To carry the snake metaphor further, we can see the bolus moving further along the digestive tract of the snake. By the convention, all we’re left with is… Well, let’s not carry the metaphor too far.
Another way to show the data would be filled area charts with a horizontal time axis. Each area would start at a horizontal baseline, and not be reflected about a vertical center. Don’t stack the areas, but put white space between them. Arrange the shaded areas in the same order top to bottom as the snakeskins are arranged left to right, except with Romney after the others instead of before them.
If I had the actual data, I’d do this one, but I’m not going to try to transcribe the numbers that comprise the snake vertebrae.
Thanks for explaining those arrows. I too was confused at what were their actual purpose, and they now make sense. However I do believe a well constructed inforgraphic should not rely on posts to be explained.
I actually prefer the idea of those blobs rather than the line chart to unclutter the candidates with polls < 15%. They show the transfer in voting intentions more clearly from the one to the other. However, while the principle and intent is very good, the details of the construction are indeed "floppy"which leads to misinterpretation. As you pointed out, the dates are unevenly spaced : gingrich seems to have the lead far longer than cain but that is mainly because of the distortion between nov and dec. The labelling in the bottom left chart is indeed confusing with some candidates labelled twice, and an unreadable stackof information. Moreover, there is a difference in horizontal scale in the bottom right bar charts between the funds raised and the funds spent. it's hard to notice, but when you look at the bar for romney in the thirs quarter, the 12M$ bar is actually longer than the 14m$ one which makes it look like he's spending more than he's raising which is not the case.
On a totally unrelated subject : I'm a big fan of your blog Jon even though I must admit I haven't contributed much to it by lack of time.
I like all of the comments above. I am an intermediate beginner of Excel. Can do some nested formulas, very little VBA, make simple charts, nothing to complicated.

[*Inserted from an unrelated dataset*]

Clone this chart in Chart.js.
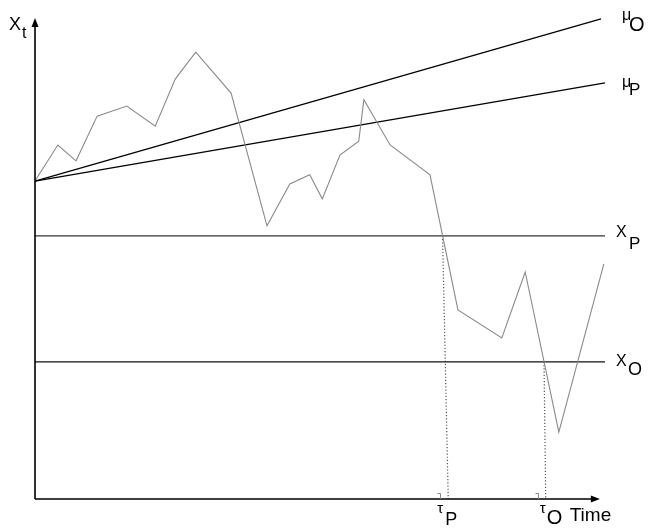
<!DOCTYPE html>
<html>
<head>
<meta charset="utf-8">
<title>Threshold crossing times</title>
<script src="https://cdn.jsdelivr.net/npm/chart.js@4/dist/chart.umd.min.js"></script>
<style>
  html, body { margin: 0; padding: 0; background: #fff; }
  canvas { display: block; }
</style>
</head>
<body>
<canvas id="chart" width="649" height="530"></canvas>
<script>
// Sample path of the process X_t over time
const pathTime  = [0, 4.0, 7.2, 10.9, 16.1, 21.1, 24.6, 28.2, 34.4, 40.7, 44.7, 48.2, 50.4, 53.5, 56.8, 57.7, 62.3, 69.3, 74.2, 81.9, 86.0, 91.9, 99.8];
const pathValue = [66.1, 73.6, 70.3, 79.6, 81.7, 77.5, 87.3, 92.9, 84.4, 56.8, 65.5, 67.4, 62.4, 71.5, 74.4, 83.0, 73.6, 67.4, 39.3, 33.5, 47.2, 13.9, 48.9];

// Drift lines mu_O and mu_P, both starting from X_0
const startValue = 66.1;
const muOEnd = [99.3, 99.8];   // [time, value]
const muPEnd = [100, 86.5];

// Thresholds X_P and X_O
const thresholdP = 54.7;
const thresholdO = 28.5;
const thresholdEnd = 100;

// First-passage times: [time at crossing, time at axis]
const tauP = [71.5, 72.5];
const tauO = [89.3, 89.6];

// Axis extent (arrow tips)
const axisEndTime = 99.1;
const axisEndValue = 100;

const FONT = '"Liberation Sans", Arial, Helvetica, sans-serif';

function line(points, color, width, dash) {
  return {
    data: points.map(p => ({ x: p[0], y: p[1] })),
    showLine: true,
    borderColor: color,
    borderWidth: width,
    borderDash: dash || [],
    pointRadius: 0,
    fill: false,
    tension: 0,
    clip: false
  };
}

const pathPoints = pathTime.map((t, i) => [t, pathValue[i]]);

const annotations = {
  id: 'annotations',
  afterDatasetsDraw(chart) {
    const ctx = chart.ctx;
    const xs = chart.scales.x, ys = chart.scales.y;
    const x0 = xs.getPixelForValue(0), y0 = ys.getPixelForValue(0);
    const xEnd = xs.getPixelForValue(axisEndTime), yEnd = ys.getPixelForValue(axisEndValue);
    ctx.save();

    // axes
    ctx.strokeStyle = '#000';
    ctx.fillStyle = '#000';
    ctx.lineWidth = 1.6;
    ctx.beginPath();
    ctx.moveTo(x0, y0); ctx.lineTo(x0, yEnd + 6);
    ctx.moveTo(x0, y0); ctx.lineTo(xEnd - 6, y0);
    ctx.stroke();
    ctx.beginPath();
    ctx.moveTo(x0, yEnd); ctx.lineTo(x0 - 3.5, yEnd + 9); ctx.lineTo(x0 + 3.5, yEnd + 9); ctx.closePath();
    ctx.fill();
    ctx.beginPath();
    ctx.moveTo(xEnd, y0); ctx.lineTo(xEnd - 9, y0 - 3.5); ctx.lineTo(xEnd - 9, y0 + 3.5); ctx.closePath();
    ctx.fill();

    // small tick brackets next to the passage times
    ctx.strokeStyle = '#888';
    ctx.lineWidth = 1;
    [tauP, tauO].forEach(t => {
      const px = Math.round(xs.getPixelForValue(t[1])) - 7.5;
      ctx.beginPath();
      ctx.moveTo(px - 3, y0 - 5.5);
      ctx.lineTo(px, y0 - 5.5);
      ctx.lineTo(px, y0);
      ctx.stroke();
    });

    // labels: main glyph plus subscript
    function label(main, sub, x, yBase, mainSize, subSize, subDx, subDy) {
      ctx.fillStyle = '#000';
      ctx.textBaseline = 'alphabetic';
      ctx.textAlign = 'left';
      ctx.font = mainSize + 'px ' + FONT;
      ctx.fillText(main, x, yBase);
      ctx.font = subSize + 'px ' + FONT;
      ctx.fillText(sub, x + subDx, yBase + subDy);
    }

    label('X', 't', x0 - 26, yEnd + 12, 18, 16, 13, 8);

    const muOx = xs.getPixelForValue(muOEnd[0]), muOy = ys.getPixelForValue(muOEnd[1]);
    label('\u03bc', 'O', muOx + 21, muOy + 1, 16, 20, 7, 11);
    const muPx = xs.getPixelForValue(muPEnd[0]), muPy = ys.getPixelForValue(muPEnd[1]);
    label('\u03bc', 'P', muPx + 17, muPy + 4, 16, 17, 7, 8);

    const thX = xs.getPixelForValue(thresholdEnd);
    label('X', 'P', thX + 11, ys.getPixelForValue(thresholdP) + 1, 16, 17, 13, 12);
    label('X', 'O', thX + 11, ys.getPixelForValue(thresholdO) + 4, 16, 18, 12, 9);

    const tpx = xs.getPixelForValue(tauP[1]);
    label('\u03c4', 'P', tpx - 11, y0 + 14, 15, 18, 8, 12);
    const tox = xs.getPixelForValue(tauO[1]);
    label('\u03c4', 'O', tox - 6, y0 + 14, 15, 20, 7, 11);
    ctx.font = '19px ' + FONT;
    ctx.fillText('Time', tox + 24, y0 + 22);

    ctx.restore();
  }
};

new Chart(document.getElementById('chart'), {
  type: 'scatter',
  data: {
    datasets: [
      line(pathPoints, '#8a8a8a', 1.1),
      line([[0, startValue], muOEnd], '#000', 1.3),
      line([[0, startValue], muPEnd], '#000', 1.3),
      line([[0, thresholdP], [thresholdEnd, thresholdP]], '#333', 1.4),
      line([[0, thresholdO], [thresholdEnd, thresholdO]], '#111', 1.4),
      line([[tauP[0], thresholdP], [tauP[1], 0]], '#555', 1.2, [1.2, 2]),
      line([[tauO[0], thresholdO], [tauO[1], 0]], '#555', 1.2, [1.2, 2])
    ]
  },
  options: {
    responsive: false,
    devicePixelRatio: 1,
    animation: false,
    layout: { padding: { left: 35, right: 44, top: 18, bottom: 31 } },
    scales: {
      x: { type: 'linear', min: 0, max: 100, display: false },
      y: { type: 'linear', min: 0, max: 100, display: false }
    },
    plugins: { legend: { display: false }, tooltip: { enabled: false } }
  },
  plugins: [annotations]
});
</script>
</body>
</html>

One observation is the line chart is hard to read and confusing. The colors of the lines are to close in color to have a clear distinction between candidates. Would it have been better to have separate trend over timeline charts with no more than 2 or 3 candidates per chart, than one big clustered chart?
Jon Peltier says
If I had the data, I would have made a few charts to try to improve on that line chart. An area chart would be an improvement, with time horizontal and a flat baseline (one-sided area, not two-sided like the snakeskins), one area per candidate, separated vertically the way the snakeskins are separated horizontally. But I also think the line chart could be clarified.